FORT WAYNE, Ind. (WPTA21) -- As the hopes for a TinCaps season continue to drop, so do the hopes of restaurant managers in the area, who rely on foot traffic from the minor league baseball games.
It's a double whammy the restaurants are dealing with this season.
"It's definitely been crazy. Going into March not really anticipating having to close down, and then just all of a sudden finding out one day, you know, we're closed until further notice," says COPPER SPOON'S GARY SKEEL.
He says no one could have anticipated the global pandemic that forced restaurants to close this spring.
He says now that the government is allowing 75% seating capacity, business has picked back up.
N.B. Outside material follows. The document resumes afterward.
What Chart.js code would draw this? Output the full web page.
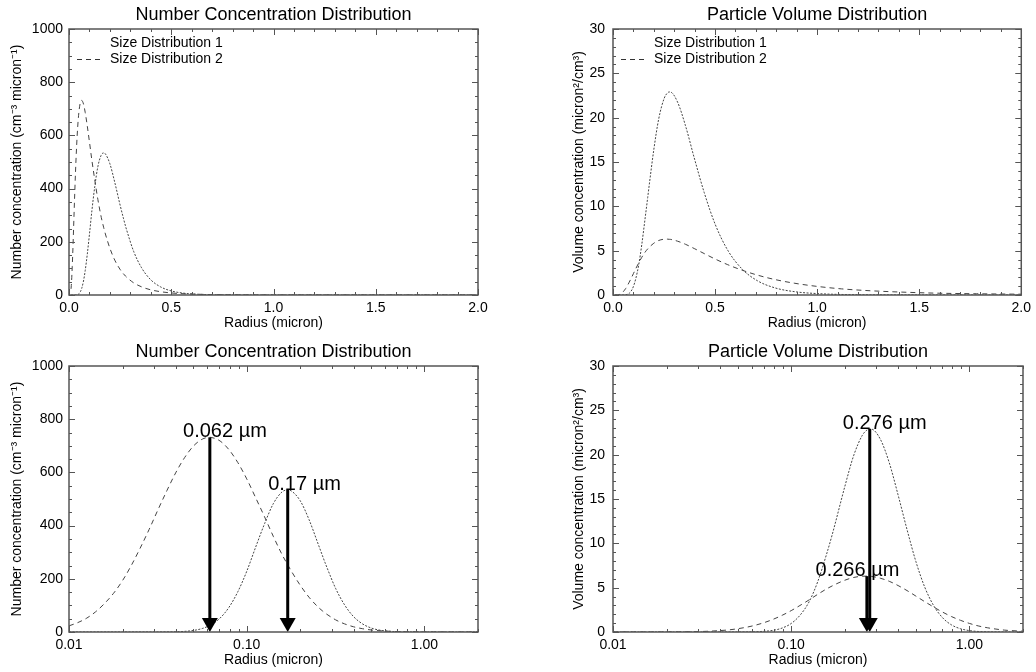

But he admits that losing foot traffic from the TinCaps games has hurt the bottom line.
"Sidecar, our outdoor bar, definitely sees an impact from the TinCaps not playing. We have a lot of people that like to come here before the games, after the games for the fireworks and those things. So Sidecar's definitely seen the biggest impact from it," Skeel says.
"We opened last July, so a completely different outcome," says Mariah Posey of Burger Bar.
Burger Bar is on the other side of the TinCaps West Jefferson gate from Copper Spoon.
Posey says while the restaurant was already set up for walk-up business, the coronavirus and the lack of a TinCaps season so far has made a difference.
"Last July obviously we had the TinCaps playing so we saw business from before the game and sometimes after the game when the fireworks are going off. So this spring we have just a little bit of a different feel. Every day is kind of a gamble of what we're going to get," she says.
So while TinCaps seats remain empty and concession stands in the stadium remain closed, and people choose to remain home because of the coronavirus, managers of both restaurants say they're grateful if any events are happening downtown, because more people stop by.
It still has not been decided whether the TinCaps will play any games this season.
Restaurants aren't the only ones hurting.
Fort Wayne's TinCaps team is one of 15 minor league baseball teams suing their business interruption insurance providers for denied claims during this coronavirus pandemic, saying they feel they've been treated unjustly and that they've lost too much money.